Durch die Schleuse gehen

Omar Chajjam

Mitglied
Durch die Schleuse gehen

Das Eisentor duckt sich
Unter Mauerbergen
Darüber Stacheldraht
Der aus dem Mörtel wächst.

Die Stempel öffnen
kühle Augenblicke
Die gegossnen Eisenbügel

Ein Gang im Neonlicht
Und Weinen kleiner Kinder
Die müden Frauenblicke
Hinter schwarzen Schleiern.

Die Schlüssel klirren
Augenbrauen prüfen
Zeigen auf den Gang

Ein Raum und eine Tür
Da Tisch und Stühle
Und auf dem Tisch
Ein Wort wie eine Rose

Bruder.
 

urte

Mitglied
Gut!

Omar, Dein Gedicht hat mich sehr beeindruckt - in sehr knappen bedrückenden Worten beschwörst Du eine "verschlossene" Welt. Der "Zugang" ist erst nicht ganz leicht, aber dann hat man sehr daran zu schlucken.
Das ist gut, was immer der Mensch mit seinem einen Punkt hat sagen wollen.
Viele Grüße, Urte
 

urte

Mitglied
Ja

Ja, der Besuch beim "Bruder" dort. So hatte ich es auch verstanden, aber eben erst nach einigem Grübeln, weil es so "hermetisch" ist.
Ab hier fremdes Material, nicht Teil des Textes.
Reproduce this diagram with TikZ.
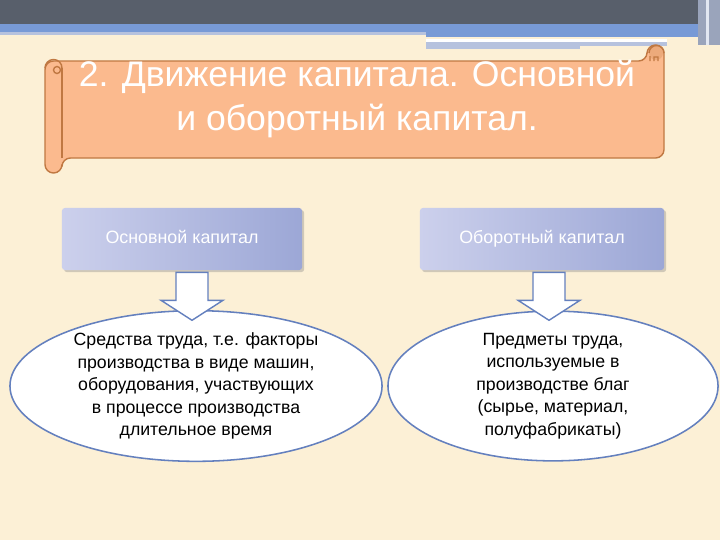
\documentclass[tikz,border=0pt]{standalone}
\usepackage{fontspec}
\setmainfont{Liberation Sans}
\usetikzlibrary{positioning}
\usetikzlibrary{shapes.geometric}
\usetikzlibrary{shadows}
\usetikzlibrary{calc}
\definecolor{paper}{RGB}{252,240,214}
\definecolor{slate}{RGB}{88,95,107}
\definecolor{stripe}{RGB}{120,154,214}
\definecolor{paleblue}{RGB}{182,194,222}
\definecolor{salmon}{RGB}{251,186,142}
\definecolor{rust}{RGB}{192,120,66}
\definecolor{lilac}{RGB}{204,208,236}
\definecolor{steel}{RGB}{156,167,214}
\definecolor{outline}{RGB}{100,128,190}

\begin{document}
\begin{tikzpicture}
			[
				x = 0.025cm, y = -0.025cm,
				title/.style = {align = center, text = white, font = \fontsize{25.3}{30.6}\selectfont},
				capbox/.style = {rectangle, minimum width = 6cm, minimum height = 1.55cm, rounded corners = 2pt, left color = lilac, right color = steel, text = white, text height = 9pt, text depth = 2.5pt, font = \fontsize{12.7}{15}\selectfont, drop shadow = {opacity = 0.35, shadow xshift = 1.5pt, shadow yshift = -1.5pt}},
				oval/.style = {ellipse, minimum height = 3.425cm, inner sep = 0pt, fill = white, draw = outline, line width = 1.1pt, align = center, font = \fontsize{12.6}{16}\selectfont},
				blockarrow/.style = {fill = white, draw = outline, line width = 1pt, line join = miter},
				scroll/.style = {fill = salmon, draw = rust, line width = 1pt, rounded corners = 6pt},
			]
			% background
			\fill[paper] (0,0) rectangle (720,540);
			\fill[slate] (0,0) rectangle (720,24);
			\fill[stripe] (0,24) rectangle (720,32);
			\fill[paleblue] (0,32) rectangle (426,35);
			\fill[stripe] (426,32) rectangle (698,37);
			\fill[white] (426,39) rectangle (667,42);
			\fill[paleblue] (426,42) rectangle (667,46);
			\fill[paleblue] (426,46) rectangle (580,49);
			\fill[paleblue!70!slate] (698,0) rectangle (720,45);
			\fill[white!60!paleblue] (706,0) rectangle (709,45);
			% scroll
			\draw[scroll] (45,61) -- (647,61) -- (647,45) -- (664,45) -- (664,158) -- (62,158) -- (62,173) -- (45,173) -- cycle;
			\draw[rust, line width = 1pt] (62,68) -- (62,158);
			\draw[rust, line width = 1pt] (62,68) arc[start angle = 0, end angle = -180, radius = 8.5]
				(57,70) circle[radius = 3.5];
			\fill[salmon!75!rust] (656,53) circle[radius = 7];
			\draw[rust, line width = 1pt] (649,53) arc[start angle = 180, end angle = 360, radius = 7.5]
				(650,61) -- (650,56) (654,61) -- (654,57) -- (658,57) -- (658,61);
			\node (heading) [title] at (357,99) {2. Движение капитала. Основной\\и оборотный капитал.};
			% boxes
			\node (fixed) [capbox] at (182,239) {Основной капитал};
			\node (working) [capbox, minimum width = 6.1cm] at (542,239) {Оборотный капитал};
			\node (fixedtext) [oval, minimum width = 9.3cm] at (196,386) {Средства труда, т.е. факторы\\производства в виде машин,\\оборудования, участвующих\\в процессе производства\\длительное время};
			\node (workingtext) [oval, minimum width = 8.25cm] at (553,386) {Предметы труда,\\используемые в\\производстве благ\\(сырье, материал,\\полуфабрикаты)};
			% arrows
			\draw[blockarrow] ([xshift = -0.15cm, yshift = -0.05cm]fixed.south) -- ++(0,28) -- ++(-15,0) -- ++(31,20) -- ++(31,-20) -- ++(-15,0) -- ++(0,-28) -- cycle;
			\draw[blockarrow] ([xshift = -0.225cm, yshift = -0.05cm]working.south) -- ++(0,28) -- ++(-15,0) -- ++(31,20) -- ++(31,-20) -- ++(-15,0) -- ++(0,-28) -- cycle;
		\end{tikzpicture}
\end{document}
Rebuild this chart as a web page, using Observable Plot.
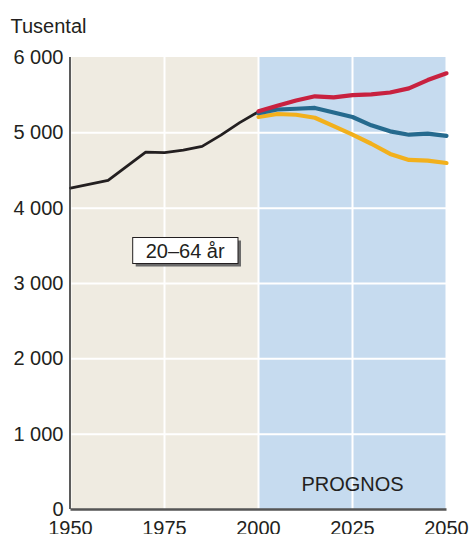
<!DOCTYPE html>
<html>
<head>
<meta charset="utf-8">
<script src="https://cdn.jsdelivr.net/npm/d3@7"></script>
<script src="https://cdn.jsdelivr.net/npm/@observablehq/plot@0.6"></script>
<style>
  body { margin: 0; background: #fff; }
  svg { display: block; }
</style>
</head>
<body>
<div id="chart"></div>
<script>
// Historical population 20–64 years (thousands)
const histYears = [1950, 1960, 1970, 1975, 1980, 1985, 1990, 1995, 2000];
const histValues = [4267, 4370, 4745, 4737, 4770, 4820, 4970, 5135, 5280];

// Forecast years and scenarios
const progYears = [2000, 2005, 2010, 2015, 2020, 2025, 2030, 2035, 2040, 2045, 2050];
const highValues = [5285, 5360, 5430, 5485, 5470, 5500, 5510, 5535, 5590, 5700, 5790];
const midValues  = [5260, 5310, 5320, 5330, 5270, 5210, 5100, 5020, 4975, 4990, 4960];
const lowValues  = [5210, 5250, 5240, 5200, 5090, 4975, 4855, 4720, 4640, 4630, 4600];

// Periods (background)
const periodStart = [1950, 2000];
const periodEnd = [2000, 2050];
const periodName = ["historik", "prognos"];

// Ticks
const xTicks = [1950, 1975, 2000, 2025, 2050];
const yTicks = [0, 1000, 2000, 3000, 4000, 5000, 6000];

// Labels
const unitLabel = "Tusental";
const ageLabel = {x: 1980.5, y: 3430, text: "20–64 år"};
const progLabel = {x: 2025, y: 250, text: "PROGNOS"};

const periods = periodStart.map((s, i) => ({x1: s, x2: periodEnd[i], name: periodName[i]}));
const hist = histYears.map((x, i) => ({x, y: histValues[i]}));
const mk = vals => progYears.map((x, i) => ({x, y: vals[i]}));
const high = mk(highValues), mid = mk(midValues), low = mk(lowValues);

const fmt = d => d3.format(",")(d).replace(/,/g, " ");

const chart = Plot.plot({
  width: 472,
  height: 534,
  marginTop: 57,
  marginLeft: 70,
  marginRight: 26,
  marginBottom: 25,
  style: {fontFamily: "'Liberation Sans', Arial, sans-serif", fontSize: "20px", color: "#231f20", background: "#fff", overflow: "visible"},
  x: {domain: [1950, 2050]},
  y: {domain: [0, 6000]},
  marks: [
    Plot.rect(periods, {x1: "x1", x2: "x2", y1: 0, y2: 6000,
      fill: d => d.name === "historik" ? "#efebe1" : "#c6dbef"}),
    Plot.ruleX(xTicks, {stroke: "#fff", strokeWidth: 2, y1: 0, y2: 6000}),
    Plot.ruleY(yTicks.filter(d => d > 0 && d < 6000), {stroke: "#fff", strokeWidth: 2, x1: 1950, x2: 2050}),
    Plot.line(hist, {x: "x", y: "y", stroke: "#231f20", strokeWidth: 2.8}),
    Plot.line(low, {x: "x", y: "y", stroke: "#f2b01c", strokeWidth: 4.2}),
    Plot.line(mid, {x: "x", y: "y", stroke: "#256a8e", strokeWidth: 4.2}),
    Plot.line(high, {x: "x", y: "y", stroke: "#c8213f", strokeWidth: 4.2}),
    Plot.ruleX([1950], {y1: 0, y2: 6000, stroke: "#333", strokeWidth: 1.6, dx: -0.5}),
    Plot.ruleY([0], {x1: 1950, x2: 2050, stroke: "#555", strokeWidth: 2.4, dx: 0.5}),
    Plot.axisY(yTicks, {tickSize: 0, tickPadding: 7, tickFormat: fmt, label: null}),
    Plot.axisX(xTicks, {tickSize: 0, tickPadding: 11, tickFormat: d => String(d), label: null}),
    Plot.text([ageLabel], {x: "x", y: "y", text: "text", lineAnchor: "middle", fill: "#231f20"}),
    Plot.text([progLabel], {x: "x", y: "y", text: "text", lineAnchor: "bottom", fill: "#231f20"}),
    Plot.text([unitLabel], {frameAnchor: "top-left", text: d => d, dx: -60, dy: -25, textAnchor: "start", lineAnchor: "bottom", fill: "#231f20"})
  ]
});

document.getElementById("chart").appendChild(chart);

// Add box with shadow behind the age label
const texts = Array.from(chart.querySelectorAll("text")).filter(t => t.textContent === ageLabel.text);
texts.forEach(t => {
  const b = t.getBBox();
  const padX = 13, padY = 2;
  const g = t.parentNode;
  const tr = t.getAttribute("transform");
  const ns = "http://www.w3.org/2000/svg";
  const mkRect = (off, fill, stroke) => {
    const r = document.createElementNS(ns, "rect");
    r.setAttribute("x", b.x - padX + off);
    r.setAttribute("y", b.y - padY + off);
    r.setAttribute("width", b.width + 2 * padX);
    r.setAttribute("height", b.height + 2 * padY);
    r.setAttribute("fill", fill);
    if (stroke) { r.setAttribute("stroke", stroke); r.setAttribute("stroke-width", 1); }
    if (tr) r.setAttribute("transform", tr);
    return r;
  };
  g.insertBefore(mkRect(3, "#6b6b6b"), t);
  g.insertBefore(mkRect(0, "#fff", "#231f20"), t);
});
</script>
</body>
</html>
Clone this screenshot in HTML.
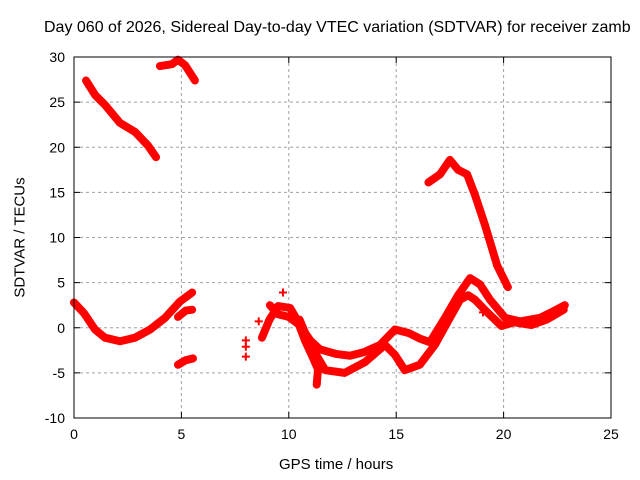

Das scheint mir aber die besondere Raffinesse daran zu sein: "Schleuse" schien in der ersten Strophe ja noch im üblichen Sinne (Schiffs-Schleuse) verstehbar zu sein, sogar mit dem Stacheldraht, jedenfalls für mich, bis ich nach einigem Stutzen (Stempel? usw.) schließlich die Bedeutungen im Kopf neu zu sortieren anfing. Und das ist gut - nur braucht es ein wenig Anstrengung (wie öfter bei Deinen Werken, was für mich ein Qualitätsmerkmal und nicht als Kritik gemeint ist).